Khan, who was recently absolved of charges under the National Security Act (NSA), has said that despite getting a clean chit from the court and there being no evidence of medical negligence or corruption found against him in the nine probes conducted by the government, he remains suspended for the third year now.
Khan was suspended in August 2017, following the death of around 60 children in the BRD Medical College due to disruption in oxygen supply. However, other doctors accused in the BRD oxygen tragedy had been reinstated.
IMA Secretary General R.V. Asokan told reporters that the association had written a letter to the Prime Minister last year, too, in this regard as this is a matter of profession.
"The matter is connected to the state government, we have asked our state body to take a call and approach UP Chief Minister Yogi Adityanath for his reinstatement as he has been acquitted from all the charges," Asokan said.

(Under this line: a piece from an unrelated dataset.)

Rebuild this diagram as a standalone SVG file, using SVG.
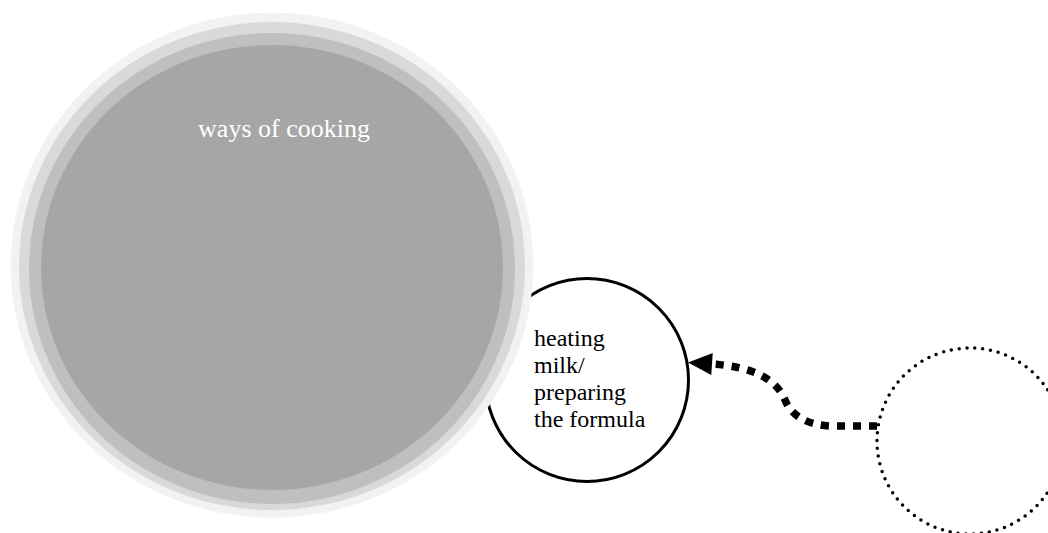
<svg xmlns="http://www.w3.org/2000/svg" width="1048" height="533" viewBox="0 0 1048 533">
<style>
.lbl{font-family:"Liberation Serif","Times New Roman",serif;}
.conn{fill:none;stroke:#000;stroke-width:7.5;stroke-dasharray:8 8;}
</style>
<defs>
<marker id="arr" markerUnits="userSpaceOnUse" markerWidth="24" markerHeight="22" refX="0" refY="11" orient="auto" overflow="visible">
<path d="M0,0 L24,11 L0,22 Z" fill="#000"/>
</marker>
</defs>
<rect width="1048" height="533" fill="#fff"/>
<g id="node-heating">
<circle cx="587" cy="380" r="101.5" fill="#fff" stroke="#000" stroke-width="3"/>
<text class="lbl" font-size="24" fill="#000"><tspan x="534" y="346">heating</tspan><tspan x="534" y="373">milk/</tspan><tspan x="534" y="400">preparing</tspan><tspan x="534" y="427">the formula</tspan></text>
</g>
<g id="node-cooking">
<ellipse cx="272" cy="265.2" rx="261.3" ry="252.5" fill="#f2f2f2"/>
<ellipse cx="272" cy="266" rx="253" ry="244" fill="#d9d9d9"/>
<ellipse cx="272" cy="268.5" rx="243" ry="235.5" fill="#bfbfbf"/>
<ellipse cx="272" cy="267.5" rx="231" ry="222.5" fill="#a6a6a6"/>
<text class="lbl" x="284" y="137" font-size="26" fill="#fff" text-anchor="middle">ways of cooking</text>
</g>
<g id="node-empty">
<circle cx="970" cy="441" r="93" fill="none" stroke="#000" stroke-width="3.5" stroke-linecap="round" stroke-dasharray="0 7.9"/>
</g>
<g id="connectors">
<path class="conn" d="M877,426 L830,426 Q795,424 785,400 Q772,368 712,364" marker-end="url(#arr)"/>
</g>
</svg>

"Even though the Supreme Court of India says that suspension should not be more than 90 days, I have been under suspension for 1,155 days since August 22 after the BRD oxygen tragedy," Khan said in his letter to the IMA.

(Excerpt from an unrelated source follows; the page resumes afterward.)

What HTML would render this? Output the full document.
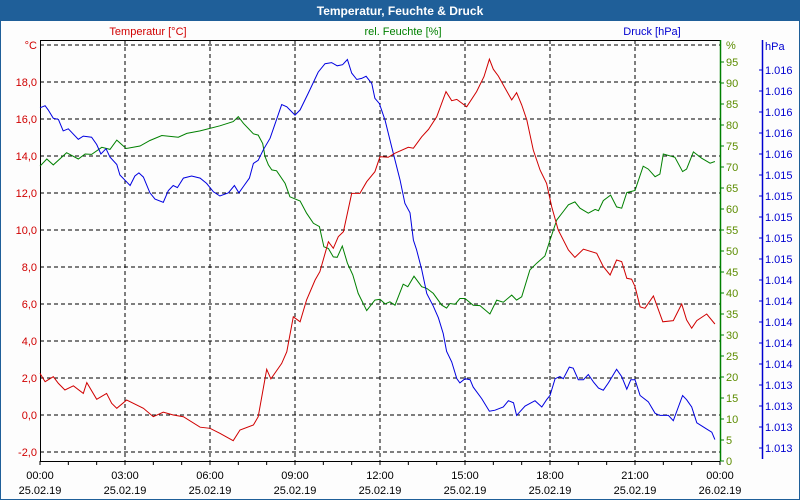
<!DOCTYPE html>
<html><head><meta charset="utf-8">
<style>
html,body{margin:0;padding:0;background:#fff;}
#wrap{position:relative;width:800px;height:500px;overflow:hidden;font-family:"Liberation Sans",sans-serif;}
svg text{font-family:"Liberation Sans",sans-serif;font-size:11px;}
</style></head><body>
<div id="wrap">
<svg id="chart" width="800" height="500">
  <rect x="0" y="0" width="800" height="500" fill="#fdfdfd" stroke="#1f5f99" stroke-width="2"/>
  <rect x="0" y="0" width="800" height="21" fill="#1f5f99"/>
  <text x="400" y="15" text-anchor="middle" fill="#fff" font-weight="bold" style="font-size:12px">Temperatur, Feuchte &amp; Druck</text>
  <text x="148" y="35" text-anchor="middle" fill="#d00000">Temperatur [°C]</text>
  <text x="403" y="35" text-anchor="middle" fill="#008000">rel. Feuchte [%]</text>
  <text x="652" y="35" text-anchor="middle" fill="#0000d0">Druck [hPa]</text>
  <g id="grid"></g>
  <g id="axes"></g>
  <g id="series"></g>
</svg>
</div>
<script>
// ---- data ----
const xTickLabelsTime = ["00:00","03:00","06:00","09:00","12:00","15:00","18:00","21:00","00:00"];
const xTickLabelsDate = ["25.02.19","25.02.19","25.02.19","25.02.19","25.02.19","25.02.19","25.02.19","25.02.19","26.02.19"];
const tempTicks = [-2,0,2,4,6,8,10,12,14,16,18];
const tempTickLabels = ["-2,0","0,0","2,0","4,0","6,0","8,0","10,0","12,0","14,0","16,0","18,0"];
const humTicks = [0,5,10,15,20,25,30,35,40,45,50,55,60,65,70,75,80,85,90,95];
const presTicks = [1012.8,1013.0,1013.2,1013.4,1013.6,1013.8,1014.0,1014.2,1014.4,1014.6,1014.8,1015.0,1015.2,1015.4,1015.6,1015.8,1016.0,1016.2,1016.4];
const presTickLabels = ["1.013","1.013","1.013","1.013","1.014","1.014","1.014","1.014","1.014","1.015","1.015","1.015","1.015","1.015","1.016","1.016","1.016","1.016","1.016"];

const tempHours = [0,.18,.47,.65,.88,1.18,1.53,1.65,2.0,2.35,2.53,2.71,3.06,3.65,4.0,4.35,4.7,5.06,5.65,6.0,6.35,6.82,7.06,7.53,7.7,8.0,8.15,8.53,8.71,8.94,9.18,9.41,9.71,9.88,10.18,10.35,10.53,10.71,11.0,11.29,11.53,11.82,12.0,12.29,12.53,13.0,13.18,13.47,13.71,14.0,14.33,14.53,14.71,15.06,15.41,15.67,15.86,16.0,16.18,16.35,16.65,16.82,17.0,17.18,17.41,17.65,17.88,18.06,18.29,18.65,18.88,19.18,19.65,19.88,20.12,20.35,20.53,20.71,20.88,21.0,21.18,21.35,21.65,21.98,22.35,22.65,22.82,23.0,23.18,23.53,23.82];
const tempValues = [2.25,1.8,2.07,1.71,1.35,1.58,1.17,1.75,.85,1.17,.63,.36,.81,.36,-.09,.15,0,-.09,-.66,-.72,-.99,-1.39,-.81,-.54,-.09,2.47,1.95,2.79,3.42,5.31,5.04,6.22,7.3,7.75,9.37,9.01,9.64,9.91,11.98,11.98,12.61,13.15,13.96,13.93,14.15,14.47,14.42,15.04,15.44,16.12,17.48,16.99,17.06,16.66,17.48,18.29,19.23,18.69,18.32,17.84,17.03,17.42,16.76,15.95,14.32,13.24,12.52,11.26,10.0,8.92,8.52,8.96,8.74,8.02,7.57,8.38,8.29,7.39,7.34,6.94,5.85,5.77,6.43,5.04,5.1,6.0,5.14,4.69,5.1,5.46,4.92];

const humHours = [0,.24,.47,.94,1.35,1.59,1.82,2.18,2.47,2.71,3.04,3.53,3.88,4.3,4.88,5.18,5.65,6.35,6.82,7.0,7.18,7.53,7.7,7.86,7.94,8.06,8.18,8.35,8.65,8.82,9.18,9.41,9.65,9.86,10.02,10.18,10.35,10.49,10.67,10.85,11.04,11.23,11.53,11.82,12.0,12.18,12.35,12.53,12.82,12.98,13.2,13.47,13.65,13.88,14.18,14.35,14.47,14.65,14.82,15.0,15.29,15.53,15.88,16.12,16.35,16.65,16.82,17.0,17.29,17.53,17.82,18.0,18.24,18.47,18.65,18.88,19.06,19.35,19.59,19.71,19.88,20.14,20.35,20.53,20.71,21.0,21.29,21.47,21.71,21.88,22.0,22.41,22.68,22.82,23.06,23.35,23.65,23.82];
const humValues = [70.2,71.9,70.5,73.4,71.9,73.1,73.0,74.7,74.2,76.4,74.4,75.0,76.3,77.5,77.1,78.0,78.6,79.8,80.8,82.0,80.4,77.9,77.6,75.6,72.5,70.5,69.3,69.1,66.1,62.9,61.9,59.0,56.6,55.8,51.0,50.6,48.6,48.5,51.2,47.1,44.3,39.9,35.8,38.3,38.5,37.4,37.9,37.1,42.1,41.5,44.0,41.5,41.1,39.9,37.1,36.4,37.5,37.3,38.7,38.7,37.1,37.0,35.0,38.3,37.8,39.5,38.3,39.1,45.5,47.1,48.8,52.6,57.4,59.4,61.0,61.7,60.2,59.0,59.9,59.6,62.0,63.3,60.5,60.2,63.9,64.4,70.2,69.5,67.7,68.3,73.1,72.3,68.9,69.5,73.6,72.1,70.9,71.3];

const presHours = [0,.18,.29,.47,.65,.82,1.0,1.35,1.53,1.82,2.0,2.15,2.33,2.47,2.71,2.82,3.18,3.35,3.49,3.65,3.88,4.06,4.35,4.53,4.7,4.85,5.06,5.35,5.65,5.88,6.12,6.35,6.65,6.86,7.02,7.18,7.39,7.53,7.7,7.88,8.12,8.53,8.71,9.0,9.18,9.47,9.82,10.06,10.29,10.49,10.68,10.85,11.0,11.18,11.35,11.51,11.71,11.82,11.98,12.18,12.41,12.71,12.88,13.06,13.18,13.29,13.47,13.65,13.88,14.06,14.23,14.35,14.53,14.71,14.82,15.0,15.18,15.29,15.59,15.86,16.06,16.35,16.53,16.71,16.82,17.12,17.47,17.71,17.88,18.0,18.18,18.35,18.47,18.68,18.82,19.0,19.18,19.35,19.53,19.71,19.88,20.06,20.35,20.53,20.71,20.85,21.0,21.18,21.47,21.71,21.88,22.18,22.35,22.68,22.82,23.0,23.18,23.53,23.71,23.82];
const presValues = [1016.04,1016.06,1016.02,1015.94,1015.93,1015.82,1015.84,1015.74,1015.77,1015.76,1015.69,1015.60,1015.65,1015.57,1015.50,1015.40,1015.30,1015.39,1015.42,1015.38,1015.23,1015.17,1015.14,1015.25,1015.30,1015.28,1015.37,1015.39,1015.37,1015.32,1015.24,1015.20,1015.23,1015.30,1015.23,1015.29,1015.37,1015.51,1015.54,1015.64,1015.75,1016.07,1016.05,1015.97,1016.02,1016.18,1016.38,1016.46,1016.47,1016.44,1016.45,1016.50,1016.37,1016.31,1016.32,1016.34,1016.27,1016.13,1016.08,1015.92,1015.67,1015.35,1015.13,1015.04,1014.78,1014.69,1014.50,1014.27,1014.15,1014.04,1013.89,1013.72,1013.62,1013.46,1013.42,1013.46,1013.45,1013.38,1013.27,1013.15,1013.16,1013.19,1013.25,1013.23,1013.11,1013.20,1013.25,1013.19,1013.26,1013.30,1013.46,1013.48,1013.46,1013.57,1013.56,1013.45,1013.45,1013.50,1013.43,1013.37,1013.35,1013.42,1013.55,1013.48,1013.36,1013.45,1013.45,1013.30,1013.24,1013.13,1013.11,1013.11,1013.06,1013.30,1013.26,1013.19,1013.04,1012.98,1012.95,1012.88];

// ---- axis functions ----
const X0 = 40, X1 = 720, YT = 40, YB = 461;
const xOf = h => X0 + h * (X1 - X0) / 24;
const yTemp = t => 415 - t * 18.5;
const yHum = v => 461 - v * 4.2;
const yPres = p => 448 - (p - 1012.8) * 105;

const NS = "http://www.w3.org/2000/svg";
function mk(tag, parent, attrs) {
  const e = document.createElementNS(NS, tag);
  for (const k in attrs) e.setAttribute(k, attrs[k]);
  parent.appendChild(e);
  return e;
}
const grid = document.getElementById('grid');
const axes = document.getElementById('axes');
const series = document.getElementById('series');

// horizontal grid (temperature ticks incl. 20 at top)
[...tempTicks, 20].forEach(t => {
  const l = mk('line', grid, {x1: X0, x2: X1, y1: yTemp(t), y2: yTemp(t), stroke: '#000', 'stroke-dasharray': '4,3', 'stroke-width': 1});
  
  
});
// vertical grid every 3h
for (let i = 1; i < 8; i++) {
  const l = mk('line', grid, {x1: xOf(i*3), x2: xOf(i*3), y1: YT, y2: YB, stroke: '#000', 'stroke-dasharray': '4,3', 'stroke-width': 1});
  
  
}
// frame lines
let fl = mk('line', axes, {x1: X0, x2: X1, y1: YT + .5, y2: YT + .5, stroke: '#000'});


fl = mk('line', axes, {x1: X0 + .5, x2: X0 + .5, y1: YT, y2: YB, stroke: '#000'});


fl = mk('line', axes, {x1: X0, x2: X1, y1: YB + .5, y2: YB + .5, stroke: '#000'});


fl = mk('line', axes, {x1: X1 + .5, x2: X1 + .5, y1: YT, y2: YB, stroke: '#008000', 'stroke-width': 1.5});


fl = mk('line', axes, {x1: 762.5, x2: 762.5, y1: YT, y2: 459, stroke: '#0000d0', 'stroke-width': 1.5});



// x ticks hourly
for (let h = 0; h <= 24; h++) {
  const t = mk('line', axes, {x1: xOf(h), x2: xOf(h), y1: YB, y2: YB + 4, stroke: '#000'});
  
  
}
xTickLabelsTime.forEach((s, i) => {
  const a = mk('text', axes, {x: xOf(i*3), y: 479, 'text-anchor': 'middle', fill: '#000'});
  a.textContent = s;
  
  
  const b = mk('text', axes, {x: xOf(i*3), y: 494, 'text-anchor': 'middle', fill: '#000'});
  b.textContent = xTickLabelsDate[i];
  
  
});

// temperature axis labels
tempTicks.forEach((t, i) => {
  const a = mk('text', axes, {x: 37, y: yTemp(t) + 4, 'text-anchor': 'end', fill: '#d00000'});
  a.textContent = tempTickLabels[i];
  
  
});
let u = mk('text', axes, {x: 37, y: 49, 'text-anchor': 'end', fill: '#d00000'});
u.textContent = '°C';



// humidity axis
humTicks.forEach(v => {
  const t = mk('line', axes, {x1: X1, x2: X1 + 4, y1: yHum(v), y2: yHum(v), stroke: '#008000'});
  
  
  const a = mk('text', axes, {x: 726, y: yHum(v) + 4, fill: '#5c8c00'});
  a.textContent = String(v);
  
  
});
u = mk('text', axes, {x: 726, y: 49, fill: '#5c8c00'});
u.textContent = '%';



// pressure axis
presTicks.forEach((p, i) => {
  const t = mk('line', axes, {x1: 759, x2: 762, y1: yPres(p), y2: yPres(p), stroke: '#0000d0'});
  
  
  const a = mk('text', axes, {x: 765, y: yPres(p) + 4, fill: '#0000d0'});
  a.textContent = presTickLabels[i];
  
  
});
u = mk('text', axes, {x: 765, y: 50, fill: '#0000d0'});
u.textContent = 'hPa';



// series
function pts(hs, vs, yf) { return hs.map((h, i) => xOf(h).toFixed(1) + ',' + yf(vs[i]).toFixed(1)).join(' '); }
const pHum = mk('polyline', series, {points: pts(humHours, humValues, yHum), fill: 'none', stroke: '#008000', 'stroke-width': 1});


const pPres = mk('polyline', series, {points: pts(presHours, presValues, yPres), fill: 'none', stroke: '#0000e0', 'stroke-width': 1});


const pTemp = mk('polyline', series, {points: pts(tempHours, tempValues, yTemp), fill: 'none', stroke: '#d00000', 'stroke-width': 1});


</script>
</body></html>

Even after being absolved of the charges, the state government initiated another inquiry and suspended him again. "I was suspended for a second time. But, my earlier suspension was not revoked. How could someone be suspended twice?" he asked.
Khan claimed that he had written 25 letters to the Adityanath government requesting them to allow him to work as a 'Corona warrior' but never got a response.
"They are neither revoking my suspension nor relieving me from my job," he said.
"They have even been creating administrative hurdles whenever I have tried to serve the country voluntarily. I was not allowed to visit Kerala in 2018 during the Nipah virus outbreak by the UP government. They issued a notice to me that I could not serve in another state as I was still associated with the government," he said.